Perhaps not everyone believes that movies mimic real life, but when I think about some of the most motivational videos I’ve seen, they include some sort of three-minute Hollywood montage where the underdog trains like hell for the upcoming battle of wills. Some that come to mind are Rocky and Kickboxer. Something about them gets you fired up like nothing else! Montages certainly have their virtues when it comes to motivating people and getting them off of their chairs. At the same time, they have another effect.
They set unrealistic expectations of hard work.
I recently watched an awesome talk by Eric Reis, author of The Lean Startup, which really got me thinking about this Hollywood phenomenon. He talks about the movie The Social Network, and the montage that shows how Mark Zuckerberg created Facebook. Essentially, the movie makes Facebook’s creation out to be a quick process and an overnight success. Without a doubt, Facebook quickly rose to success, but they are certainly the anomaly. However, far more sweat and elbow grease went into the creation of Facebook than The Social Network makes it seem.

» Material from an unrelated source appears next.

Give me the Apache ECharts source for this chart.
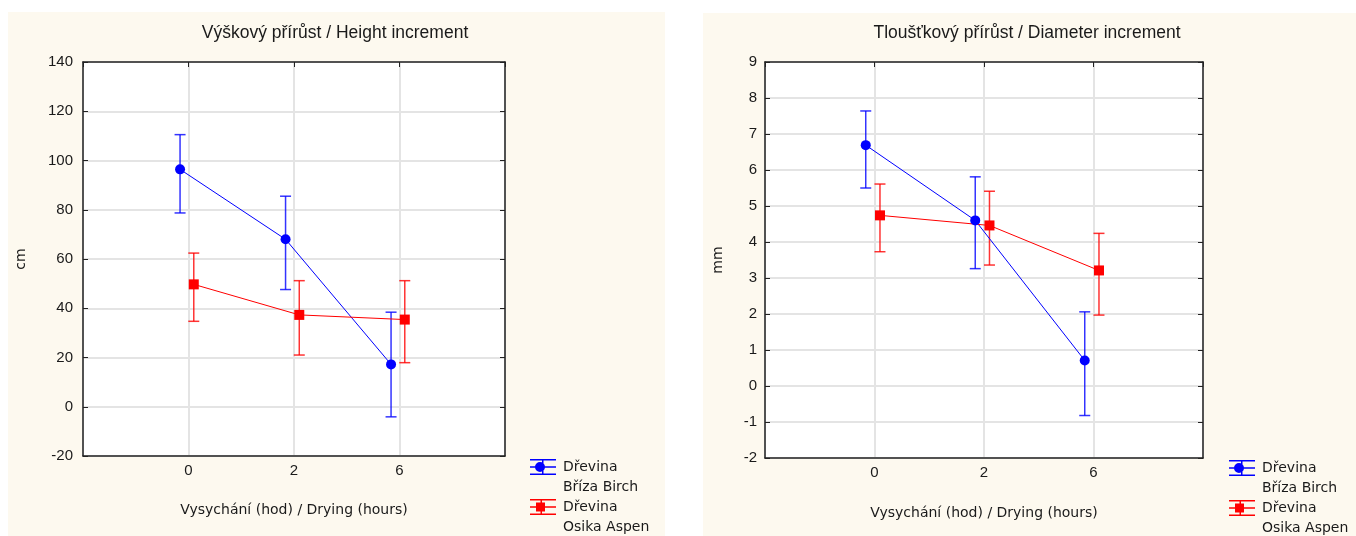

Here is the dirty, ugly, inconvenient truth:
To master something and/or to have success in your endeavors, you will need to work far longer and harder than you thought was even possible.
That’s why I have such a problem with the movie montage. Growing up, I thought it would only take a few months of sweating and putting in the effort to make my dreams a reality. However, even for the boy genius that is Mark Zuckerberg, his first website was created when he was he was only 15. That means it took him 5 years of learning before he even began to create Facebook, not to mention the years of work after to grow it to what it has become today.
Short-term expectations lead people to give up on their dreams after only months because they have this deep-seated belief that if they were really supposed to have success, they would have it after months of hard work. Since no success has come their way yet, it’s best to settle for a job that pays a wage and provides some certainty.
Success and breakthroughs are on no definite timeline.
It may come very quickly for some who are in the right place at the right time with the right amount of talent, or it may never come at all. I can’t guarantee you that even when you put in hard work for the rest of your life that you’ll be successful. I can, however, make you two promises.
1. You will definitely NOT be successful if you don’t put in the hard work for a very, very long time.
Spark Your Growth
If you’re like I was and have preconceived notions about the path to success and how long it will take, I urge you to reconsider. Hard work is not glamorous. Sometimes it is tedious. Sometimes it’s painful. You’ll probably have to make sacrifices in other areas of your life to pursue your dreams. You’ll be tempted. You’ll fail. You’ll feel unmotivated.
Here’s the good news: When you commit to hard work, and I mean with your whole being, and you commit yourself to a dream, you will separate yourself from the vast majority of people. People won’t notice, and you probably won’t be praised for the work you do behind closed doors. In fact, some people might criticize you, especially if you haven’t been hanging around as much since you've begun your journey.
This is why it’s imperative to believe in yourself and your dream. You need to know that you are on the right path, and that you are capable of achieving. I promise, if you’re reading this, then you already are.